La condotta della contessa Sforza, l’ambizione e l’arroganza del suo amante, il pericolo cui erano esposti i diritti ereditari del giovane Ottaviano posero in allarme la famiglia dei Riario, sicché il 27 agosto 1495 una congiura si abbatté sull’amante Jacopo Feo, probabilmente su ordine del cardinale Riario Sansoni. Esecutore materiale fu uno dei soldati di Ottaviano Riario e i sudditi Forlivesi quella volta furono sostenitori convinti del complotto.
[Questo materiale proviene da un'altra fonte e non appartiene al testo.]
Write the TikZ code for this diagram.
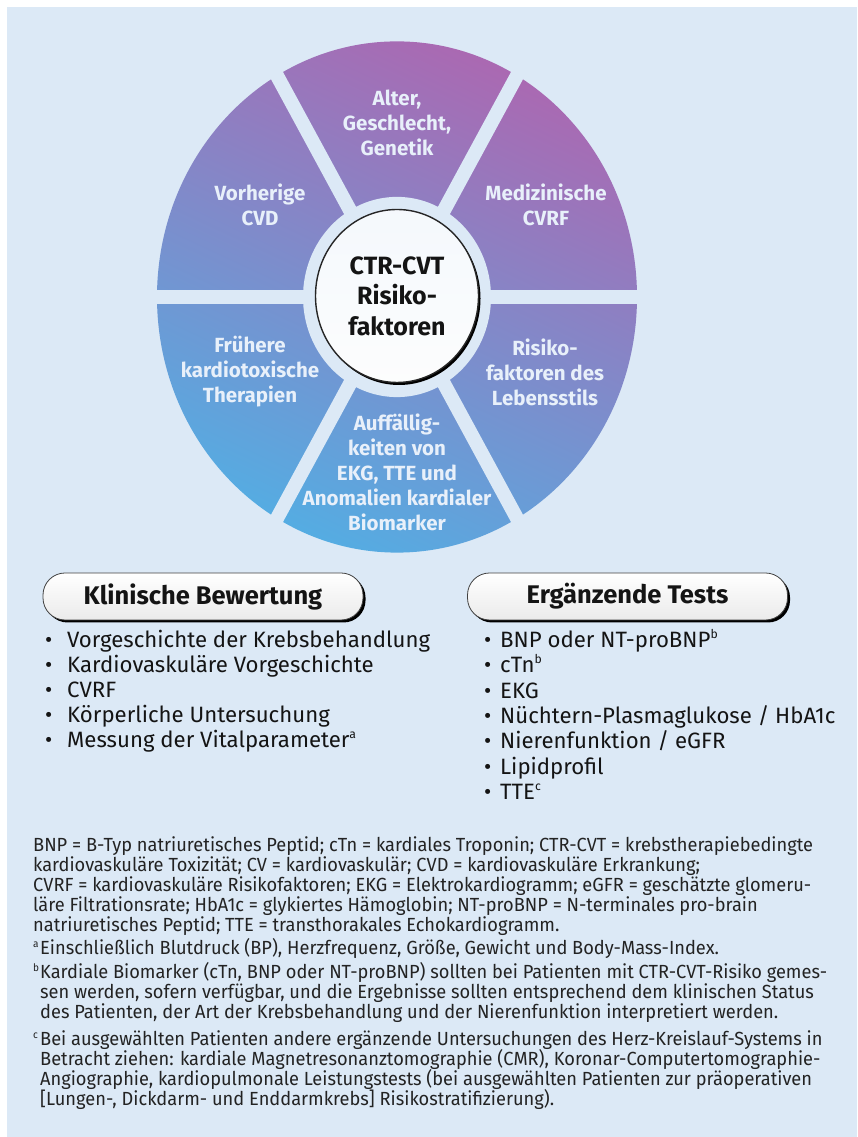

Terribile fu la vendetta della nobildonna. Infatti Caterina, se in seguito alla morte del marito aveva voluto proteggere la legittimità del suo potere signorile, nel 1495, accecata dalla passione, causò un copioso spargimento di sangue. Tale comportamento però alienò definitivamente alla contessa Sforza l’appoggio dei sudditi che in precedenza l’avevano sempre sostenuta.
Ma non era finita. Nel 1496 la contessa conobbe Giovanni di Pierfrancesco dei Medici, il quale si era recato a Forlì per acquistare il grano di cui Firenze aveva un gran bisogno.
Giovanni, trentenne, bello e brillante, riuscì a conquistare Caterina, in quel tempo trentatreenne, offrendole appoggio, collaborazione prima ancora che amore.
Due anni dopo Caterina diede alla luce l’ultimo figlio, il settimo. La sua felicità durò poco poiché cinque mesi dopo la nascita di Ludovico, così chiamarono il bambino, suo marito Giovanni morì dopo una breve malattia, lasciando la contessa sola, addolorata e fragile.
Al piccolo Ludovico fu cambiato il nome in Giovanni, in memoria del padre. Divenne uno dei più importanti condottieri italiani dell’epoca rinascimentale e passò alla storia come Giovanni dalle Bande Nere.
Caterina dunque fu una figura di primo piano nello scenario storico-politico del quindicesimo secolo, il cui destino si intrecciò con vicende strategiche e militari importanti ed imprevedibili. La sua eredità durò nei secoli a venire nel ricordo di quelle doti organizzative e teorico-politiche che la resero una grande donna.
L’esistenza della contessa Sforza cambiò quando Cesare Borgia conquistò Imola e Forlì, portandola prigioniera a Roma dove aveva ricoperto un ruolo prestigioso accanto al primo marito Girolamo Riario.
Rimase reclusa in Castel Sant’Angelo fino al 1501, quando papa Alessandro VI, padre del temibile Cesare Borgia, la liberò in cambio della rinuncia ai beni in Romagna.
Si ritirò in Firenze, dove frattanto il figlio Giovanni era entrato a pieno titolo a far parte della famiglia medicea e per la cui tutela dovette lottare duramente.
Si spense a quarantasei anni, il 28 maggio 1509. Giovanni, allora undicenne, fu affidato alla tutela del pivano Francesco Fortunati e di Jacopo Salviati, genero del Magnifico.
Più tardi Giovanni sposò Maria, figlia di Jacopo Salviati. Il loro erede Cosimo divenne il primo granduca di Toscana.